Callaghan once again shows himself to be one of the leading young British pianists

Callaghan once again shows himself to be one of the leading young British pianists

British Music Society Journal, Paul Jackson

This second disc of Coke’s music is Volume 73 in the ongoing Hyperion series of Romantic Piano Concertos in which none of these works are out of place.

Simon Callaghan has really done an incredible job in getting this music from complete obscurity onto disc; not least in preparing the orchestral materials form Coke’s manuscripts. The works presented are all that remain of his five concertos, no 1 and 2 having been lost and only one movement of number 5 has been found.
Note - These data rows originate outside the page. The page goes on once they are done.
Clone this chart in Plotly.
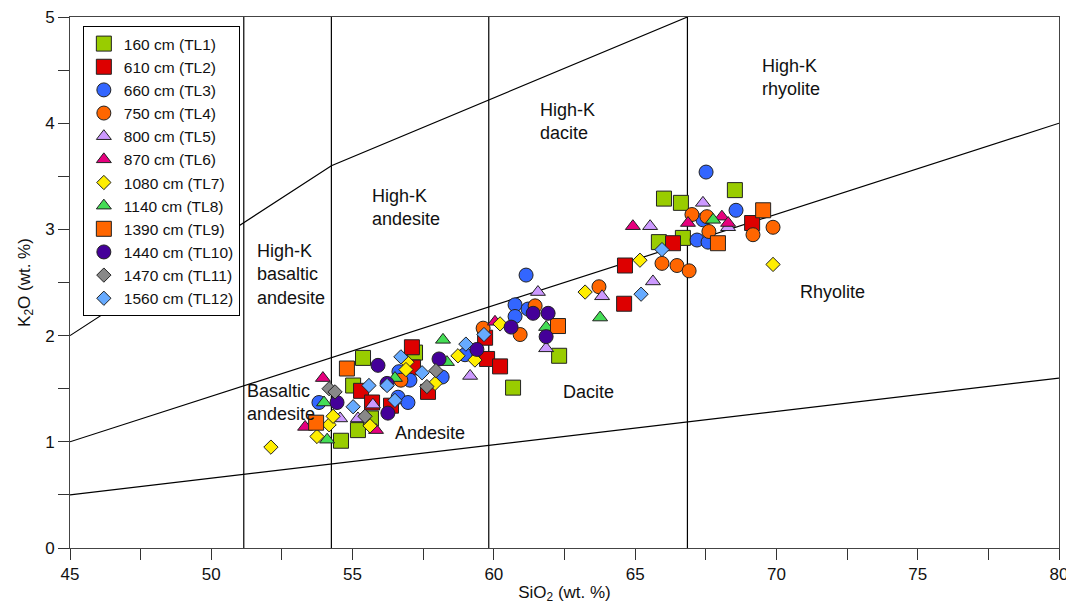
import plotly.graph_objects as go

# ---- data (SiO2, K2O wt.%) ----
tl1_x = [55.37, 55.02, 55.19, 54.59, 57.21, 55.65, 62.31, 60.68, 65.84, 66.02, 66.62, 68.53, 66.69]
tl1_y = [1.79, 1.53, 1.11, 1.01, 1.84, 1.22, 1.81, 1.51, 2.88, 3.29, 3.25, 3.37, 2.92]

tl2_x = [55.30, 55.69, 56.36, 57.10, 57.14, 57.67, 59.69, 59.76, 60.22, 64.64, 64.61, 66.34, 69.14]
tl2_y = [1.48, 1.37, 1.34, 1.89, 1.70, 1.47, 1.98, 1.78, 1.71, 2.66, 2.30, 2.87, 3.06]

tl3_x = [53.81, 56.64, 57.03, 56.61, 56.96, 58.17, 58.98, 61.14, 60.75, 60.75, 61.21, 67.51, 68.57, 67.40, 67.19, 67.58]
tl3_y = [1.37, 1.66, 1.58, 1.42, 1.37, 1.61, 1.82, 2.57, 2.29, 2.18, 2.25, 3.54, 3.18, 3.09, 2.90, 2.88]

tl4_x = [56.71, 59.62, 60.93, 61.46, 63.72, 65.95, 66.48, 66.91, 67.01, 67.54, 67.61, 69.17, 69.88]
tl4_y = [1.58, 2.07, 2.01, 2.28, 2.46, 2.68, 2.66, 2.61, 3.14, 3.12, 2.98, 2.95, 3.02]

tl5_x = [54.56, 55.72, 55.19, 59.16, 61.56, 61.85, 63.83, 65.63, 65.53, 67.40, 68.29]
tl5_y = [1.22, 1.35, 1.22, 1.62, 2.41, 1.88, 2.37, 2.51, 3.03, 3.25, 3.02]

tl6_x = [53.95, 53.32, 55.83, 60.04, 64.92, 66.87, 68.07, 68.29]
tl6_y = [1.60, 1.14, 1.11, 2.13, 3.03, 3.06, 3.12, 3.06]

tl7_x = [52.11, 53.74, 54.17, 54.31, 55.62, 56.93, 56.89, 57.92, 58.73, 59.33, 60.22, 63.23, 65.17, 69.88]
tl7_y = [0.95, 1.05, 1.16, 1.24, 1.15, 1.75, 1.68, 1.55, 1.81, 1.77, 2.11, 2.41, 2.71, 2.67]

tl8_x = [53.99, 54.10, 56.50, 58.20, 58.34, 61.85, 63.76, 67.76]
tl8_y = [1.37, 1.02, 1.60, 1.96, 1.75, 2.08, 2.17, 3.09]

tl9_x = [54.80, 53.71, 62.27, 67.93, 69.53]
tl9_y = [1.69, 1.18, 2.09, 2.87, 3.18]

tl10_x = [55.90, 54.45, 56.22, 56.25, 58.06, 59.40, 60.61, 61.39, 61.92, 61.85]
tl10_y = [1.72, 1.37, 1.55, 1.27, 1.78, 1.87, 2.08, 2.21, 2.21, 1.99]

tl11_x = [54.17, 54.38, 55.44, 57.95, 57.63]
tl11_y = [1.50, 1.47, 1.24, 1.67, 1.52]

tl12_x = [55.02, 55.58, 56.71, 56.22, 56.50, 57.46, 59.01, 59.65, 65.21, 65.95]
tl12_y = [1.33, 1.53, 1.80, 1.53, 1.39, 1.65, 1.92, 2.01, 2.39, 2.81]

series_names = ["160 cm (TL1)", "610 cm (TL2)", "660 cm (TL3)", "750 cm (TL4)",
                "800 cm (TL5)", "870 cm (TL6)", "1080 cm (TL7)", "1140 cm (TL8)",
                "1390 cm (TL9)", "1440 cm (TL10)", "1470 cm (TL11)", "1560 cm (TL12)"]
series_x = [tl1_x, tl2_x, tl3_x, tl4_x, tl5_x, tl6_x, tl7_x, tl8_x, tl9_x, tl10_x, tl11_x, tl12_x]
series_y = [tl1_y, tl2_y, tl3_y, tl4_y, tl5_y, tl6_y, tl7_y, tl8_y, tl9_y, tl10_y, tl11_y, tl12_y]

# classification boundaries
lower_x = [45, 80]
lower_y = [0.5, 1.6]
mid_x = [45, 80]
mid_y = [1.0, 4.0]
upper_x = [45, 54.25, 66.85]
upper_y = [2.0, 3.6, 5.0]
vert_x = [51.15, 54.25, 59.82, 66.85]

field_labels = ["High-K<br>basaltic<br>andesite", "High-K<br>andesite", "High-K<br>dacite",
                "High-K<br>rhyolite", "Rhyolite", "Dacite", "Andesite", "Basaltic<br>andesite"]
field_x = [51.55, 55.62, 61.56, 69.42, 70.76, 62.38, 56.43, 51.19]
field_y = [2.58, 3.21, 4.02, 4.43, 2.41, 1.47, 1.08, 1.37]

# ---- styles ----
symbols = ["square", "square", "circle", "circle", "triangle-up", "triangle-up",
           "diamond", "triangle-up", "square", "circle", "diamond", "diamond"]
colors = ["#99CC00", "#DD0000", "#3366FF", "#FF6600", "#CC99FF", "#E6007E",
          "#FFEE00", "#44DD55", "#FF6600", "#440099", "#888888", "#66AAFF"]
sizes = {"square": 15, "circle": 14, "triangle-up": 13, "diamond": 11}

fig = go.Figure()

line_style = dict(color="black", width=1.2)
fig.add_trace(go.Scatter(x=lower_x, y=lower_y, mode="lines", line=line_style, showlegend=False, hoverinfo="skip"))
fig.add_trace(go.Scatter(x=mid_x, y=mid_y, mode="lines", line=line_style, showlegend=False, hoverinfo="skip"))
fig.add_trace(go.Scatter(x=upper_x, y=upper_y, mode="lines", line=line_style, showlegend=False, hoverinfo="skip"))
for vx in vert_x:
    fig.add_trace(go.Scatter(x=[vx, vx], y=[0, 5], mode="lines", line=line_style,
                             showlegend=False, hoverinfo="skip"))

for name, xs, ys, sym, col in zip(series_names, series_x, series_y, symbols, colors):
    fig.add_trace(go.Scatter(
        x=xs, y=ys, mode="markers", name=name,
        marker=dict(symbol=sym, size=sizes[sym], color=col,
                    line=dict(color="#222222", width=1)),
    ))

for t, fx, fy in zip(field_labels, field_x, field_y):
    fig.add_annotation(x=fx, y=fy, text=t, showarrow=False, xanchor="left", yanchor="middle",
                       align="left", font=dict(size=18, color="#111111"))

axis_common = dict(showgrid=False, zeroline=False, automargin=False, ticklabeloverflow="allow",
                   showline=True, linecolor="#444444", linewidth=1, mirror=True,
                   ticks="outside", ticklen=11, tickcolor="#333333", tickfont=dict(size=17))

# the page body adds an 8px offset, so the figure is 8px smaller and margins adjusted
fig.update_layout(
    width=1066, height=600,
    margin=dict(l=62, r=15, t=9, b=60),
    paper_bgcolor="white", plot_bgcolor="white",
    font=dict(family="Liberation Sans, Arial, sans-serif", color="#111111", size=16),
    legend=dict(x=0.013, y=0.983, xanchor="left", yanchor="top",
                bgcolor="white", bordercolor="black", borderwidth=1,
                font=dict(size=15.5), itemsizing="trace", tracegroupgap=0),
    xaxis=dict(range=[45, 80], dtick=5, tick0=45,
               minor=dict(dtick=2.5, ticks="outside", ticklen=11, tickcolor="#333333", showgrid=False),
               title=dict(text="SiO<sub>2</sub> (wt. %)", font=dict(size=17), standoff=2),
               **axis_common),
    yaxis=dict(range=[0, 5], dtick=1,
               minor=dict(dtick=0.5, ticks="outside", ticklen=11, tickcolor="#333333", showgrid=False),
               title=dict(text="K<sub>2</sub>O (wt. %)", font=dict(size=17), standoff=10),
               **axis_common),
)

fig.write_html("out.html")
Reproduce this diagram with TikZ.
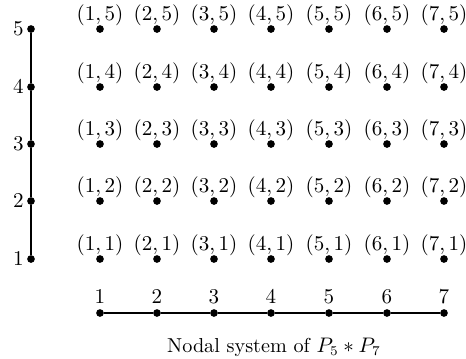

Concerto No 3 was written in six weeks in 1938 and first performed in Bournemouth 1939 by its dedicatee Charles Lynch. Coke himself gave some performances of the work himself and one was broadcast. Rachmaninov is clearly the major influence here, and in comparison Coke is not found wanting. The melodic material is instantly memorable and the piano writing thrillingly virtuosic. Likewise the orchestration is clearly by someone with a superb understanding of orchestral colour. The second movement is a gorgeous set of 10 variations on a luxuriantly harmonised theme first heard in a lengthy piano solo. There is a hint of Gershwin in some of the variations, with some jazzy rhythms and harmonies. The 10 minute movement functions as both slow movement and scherzo is a very impressive in terms of its architecture. It leads seamlessly via a slow piano solo to the majestic finale, a lyrical theme which Coke himself described as ‘almost Russian’ is made much of. After a lengthy cadenza the opening material comes back in high Romantic fashion and the concerto ends dynamically and emphatically.

Concerto No.4 opens with a theme that bears more than a passing resemblance to his hero Rachmaninov’s 3rd Concerto, and does have a decidedly Russian feel to it, even if that is seen through the ears of Bax. This is a more complex work than the third, the harmony and the architecture of the movement are more complex, with unexpected changes of speed and dynamics. Martyn Brabbins does a wonderful job in coordinating the great shifts in tempi and the attending problems in ensemble. The short-ish slow movement is probably the most English sounding of all with Ireland and again Bax coming to mind and the orchestration is extraordinary. Taking into account Coke heard very few of his orchestral works his inner ear is very fine indeed. The finale bursts forth with turbulent syncopated fanfare material which throughout the movement is contrasted with what Coke called themes of gossamer delicacy. The finale not the first movement is probably the emotional heart of the work and it is a tightly wound symphonic movement. It builds to a mighty dissonant climax that only just manages to resolve, but still leaves one feeling unsettled.

Concerto No. 5 was written between 1947 and 1950 and what is recorded here is probably the second movement which is all that survives of the work. A dark, sombre opening gives way to a lyrical tender melody on the piano which is developed often in a question and answer way throughout the movement. This is probably the most modern sounding of the works here and I do wonder what music Coke was writing in his final 20 years; did he continue in this vein. The final chord leaves one wanting more, perhaps the other movements may surface someday.

As with his earlier disc of solo piano music Simon Callaghan makes a convincing case for this composer. The BBC Scottish Symphony Orchestra under Martyn Brabbins plays the music impeccably, and dare I say lovingly? Mr Callaghan once again shows himself to be one of the leading young British pianists with a wonderfully wide range of tone colours and a sure understanding of the structure and passion of the scores.